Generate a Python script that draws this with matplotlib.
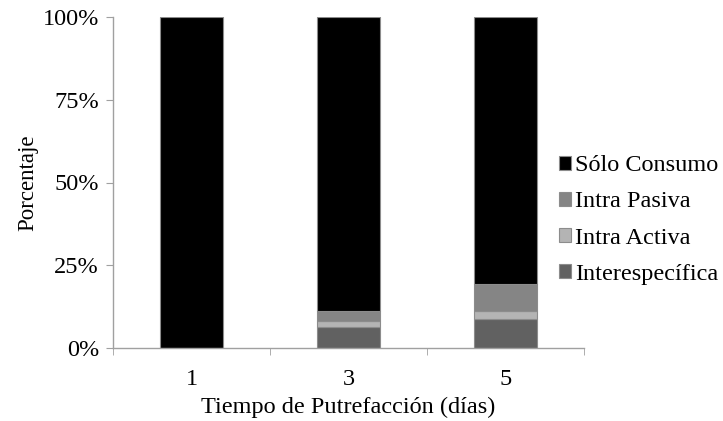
import matplotlib
matplotlib.use("Agg")
import matplotlib.pyplot as plt
import numpy as np

plt.rcParams['font.family'] = ['Liberation Serif', 'DejaVu Serif']

dias = ["1", "3", "5"]
interespecifica = [0.0, 6.2, 8.7]
intra_activa = [0.0, 2.0, 2.6]
intra_pasiva = [0.0, 3.0, 8.0]
solo_consumo = [100.0, 88.8, 80.7]

series = [
    ("Interespecífica", interespecifica, "#616161"),
    ("Intra Activa", intra_activa, "#b4b4b4"),
    ("Intra Pasiva", intra_pasiva, "#858585"),
    ("Sólo Consumo", solo_consumo, "#000000"),
]

fig = plt.figure(figsize=(7.23, 4.21), dpi=100)
ax = fig.add_axes([113 / 723, 73 / 421, 471 / 723, 331 / 421])

x = np.arange(len(dias))
bottom = np.zeros(len(dias))
handles = []
for name, vals, col in series:
    vals = np.array(vals)
    h = ax.bar(x, vals, width=0.4, bottom=bottom, color=col,
               edgecolor="#8c8c8c", linewidth=0.8, label=name)
    handles.append(h)
    bottom += vals

ax.set_xlim(-0.5, 2.5)
ax.set_ylim(0, 100)
ax.set_yticks([0, 25, 50, 75, 100])
ax.set_yticklabels(["0%", "25%", "50%", "75%", "100%"])
ax.set_xticks(x)
ax.set_xticklabels(dias)
ax.set_xticks([-0.5, 0.5, 1.5, 2.5], minor=True)
ax.tick_params(axis="x", which="major", length=0, pad=15, labelsize=17.5)
ax.tick_params(axis="x", which="minor", length=5, direction="out", color="#a0a0a0")
ax.tick_params(axis="y", length=5, direction="out", color="#a0a0a0", labelsize=17.5, pad=5)

for s in ["top", "right"]:
    ax.spines[s].set_visible(False)
for s in ["left", "bottom"]:
    ax.spines[s].set_color("#a0a0a0")
    ax.spines[s].set_linewidth(1.0)

ax.set_xlabel("Tiempo de Putrefacción (días)", fontsize=17.5, labelpad=5)
ax.set_ylabel("Porcentaje", fontsize=16.5, labelpad=3)

leg = fig.legend(handles[::-1], [s[0] for s in series][::-1],
                 loc="center left", bbox_to_anchor=(559 / 723, 1 - 220 / 421),
                 frameon=False, fontsize=17.5, handlelength=0.5, handleheight=0.5,
                 handletextpad=0.15, labelspacing=0.62, borderaxespad=0,
                 borderpad=0)

fig.savefig("out.png", dpi=100)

REQUEST: Return each line from the material above exactly, but not the pictures.

CORRECT RESPONSE:
Generate a Python script that draws this with matplotlib.
import matplotlib
matplotlib.use("Agg")
import matplotlib.pyplot as plt
import numpy as np

plt.rcParams['font.family'] = ['Liberation Serif', 'DejaVu Serif']

dias = ["1", "3", "5"]
interespecifica = [0.0, 6.2, 8.7]
intra_activa = [0.0, 2.0, 2.6]
intra_pasiva = [0.0, 3.0, 8.0]
solo_consumo = [100.0, 88.8, 80.7]

series = [
    ("Interespecífica", interespecifica, "#616161"),
    ("Intra Activa", intra_activa, "#b4b4b4"),
    ("Intra Pasiva", intra_pasiva, "#858585"),
    ("Sólo Consumo", solo_consumo, "#000000"),
]

fig = plt.figure(figsize=(7.23, 4.21), dpi=100)
ax = fig.add_axes([113 / 723, 73 / 421, 471 / 723, 331 / 421])

x = np.arange(len(dias))
bottom = np.zeros(len(dias))
handles = []
for name, vals, col in series:
    vals = np.array(vals)
    h = ax.bar(x, vals, width=0.4, bottom=bottom, color=col,
               edgecolor="#8c8c8c", linewidth=0.8, label=name)
    handles.append(h)
    bottom += vals

ax.set_xlim(-0.5, 2.5)
ax.set_ylim(0, 100)
ax.set_yticks([0, 25, 50, 75, 100])
ax.set_yticklabels(["0%", "25%", "50%", "75%", "100%"])
ax.set_xticks(x)
ax.set_xticklabels(dias)
ax.set_xticks([-0.5, 0.5, 1.5, 2.5], minor=True)
ax.tick_params(axis="x", which="major", length=0, pad=15, labelsize=17.5)
ax.tick_params(axis="x", which="minor", length=5, direction="out", color="#a0a0a0")
ax.tick_params(axis="y", length=5, direction="out", color="#a0a0a0", labelsize=17.5, pad=5)

for s in ["top", "right"]:
    ax.spines[s].set_visible(False)
for s in ["left", "bottom"]:
    ax.spines[s].set_color("#a0a0a0")
    ax.spines[s].set_linewidth(1.0)

ax.set_xlabel("Tiempo de Putrefacción (días)", fontsize=17.5, labelpad=5)
ax.set_ylabel("Porcentaje", fontsize=16.5, labelpad=3)

leg = fig.legend(handles[::-1], [s[0] for s in series][::-1],
                 loc="center left", bbox_to_anchor=(559 / 723, 1 - 220 / 421),
                 frameon=False, fontsize=17.5, handlelength=0.5, handleheight=0.5,
                 handletextpad=0.15, labelspacing=0.62, borderaxespad=0,
                 borderpad=0)

fig.savefig("out.png", dpi=100)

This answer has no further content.